In short, it is very much filled with the sort of resentment and hostility that turns people off, hard. Even on the normally far left /r/australia subreddit, posters are tearing strips off it.

This is of course a terrible time for the Yes campaigners to be acting in this way. With the failure of the Voice, indigenous policy is in a state of flux. The government is licking its wounds and weighing how to respond. These activists could not have made a better argument for why they should be sidelined in those deliberations.

Collective decision making isn't best even in nominally very smart populations.

E.g. as someone on twitter observed, Israeli PR would have been far better had they started bombing after spending a week showing decapitated babies and bloody child rooms to the world.

A cold blooded autocrat in charge of Israel could have managed that..

A cold blooded autocrat in charge of Israel could have managed that..

could have managed that. The median cold blooded autocrat would have carpetbombed the place and be gassing the rubble as we speak.
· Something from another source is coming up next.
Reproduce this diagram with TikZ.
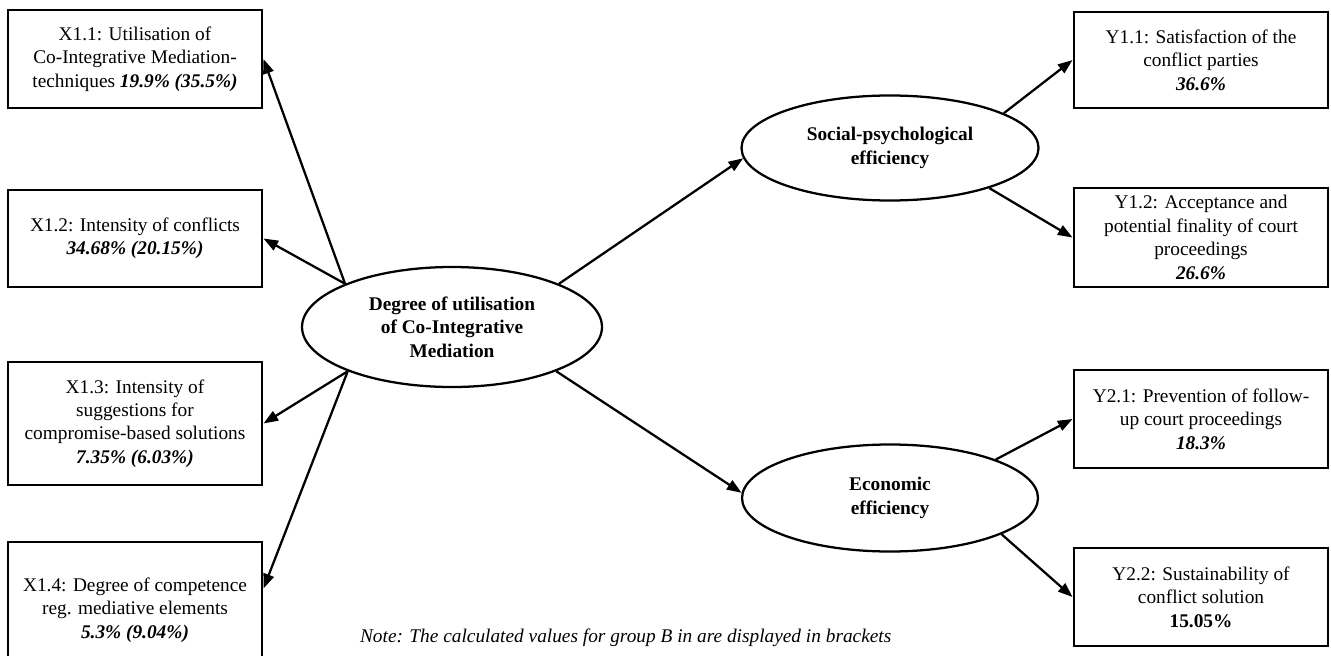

Given how much damage the success of the initial Hamas raid did to Netanyahu's authority, an effective cold-blooded autocrat would surely be focusing on identifying the wreckers and saboteurs who could be blamed, which is far more important to their long-term survival than the details of the inevitably successful punitive expedition in response.

Isn't that the most salient critique against someone like Bibi? Putting short term political goals and victories over the long term goals for Israel?

Maybe try find a more opportune time to kill your enemy than when the entire world is feeling sorry for them. Reflexively raising your hand in anger is a poor look. Especially when it ends up impotently flailing around killing civilians. Hard to call that a success.